November 03, 2009 00:00:00


A Z M Anas
BOESL, the state-owned recruiting agency, has managed to find employment for fewer than 15,000 Bangladeshis abroad since its inception in the mid-1980s, according to official statistics.
Between 1984 and 2008, data available with the Bureau of Manpower said the Bangladesh Overseas Employment Services Ltd (BOESL) was able to deploy only 14,800 Bangladeshis seeking openings abroad, making up a trifling 1.0 per cent of the country's overseas employment market.
By contrast, private recruiting agencies and social networks-or friends and family members-took
the lead in the recruitment market estimated at US$2.0 billion annually, sending some 6.2 million job seekers abroad.
BOESL, which had a budget of Tk 20 million in 2009 financial year, publicises the availability of Bangladeshi workers in foreign countries.
In 1984, the BOESL sent 157 Bangladeshis, mostly professionals, abroad while private agents sent 32,460 and social networks 24,097 during the same period.
Last year, the government agency facilitated the highest 2,172 jobs when 875,000 Bangladeshis went abroad with work permits, the bulk of which availed opportunity through the social network.
Official data say about 60 per cent of Bangladeshi migrants migrate on their own, 39 per cent with the help of recruiters, and only one per cent via government and other channels.
A recent World Bank study also supported this.
To obtain overseas jobs, "In little more than one half the cases or 54 per cent, it was friends and relatives in the destination country that played the primary role," a World Bank economist Hasan Zaman wrote in a paper, co-authored with Manohar Sharma.

Dr Zaman who is doing research on international migration and poverty said this factor is especially strong outside Dhaka and Chittagong--more likely due to the tight-knit Bangladeshi community in the United Kingdom originally from Sylhet.
But Phillip Martin, an academic of the University of California-Davis, disputed the findings, saying most of the 60 per cent who leave the country 'on their own' actually migrate with the help of private recruiting agents who coach them to say in that way.

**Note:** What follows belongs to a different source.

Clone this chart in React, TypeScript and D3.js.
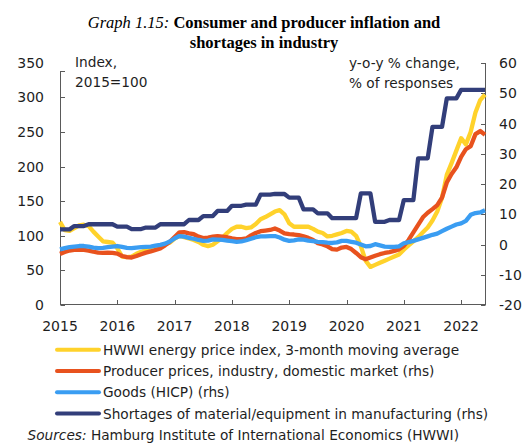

Martin who will present a Bangladesh case study at this week's Greece forum on migration and development said: "By going 'independently,' the government loses a tool to check that the foreign job is genuine, and 'independent migrants' have little recourse if the foreign job turns out to be something other than promised".
Officials at the overseas employment ministry said the performance of BOESL has never reached the satisfactory level and noted that the government is examining ways to restructure the agency.
"A massive restructuring is underway. We are planning to inject new momentum into the state body," an official said.
But an official at BOESL defended its role, saying it is a non-profit agency and receives no incentive from the government for its activities.
"Workers who go out through our channel don't face fraud, pay less. This is our strength," the official added.
For decades, remittance sent home by international migrants has played an increasingly important role in the economy, helping to cut poverty and ease pressure on the domestic labour market. It also boosts foreign exchange reserves and stimulates domestic demand.
In 2009 fiscal, remittance amounted to $9.7 billion, accounting for over 10 per cent of GDP (gross domestic product) and Bangladesh is now among the top ten remittance recipient nations in the world.
Almost two-thirds of Bangladesh's remittances originate from the oil-rich middle-eastern nations, followed by the United States.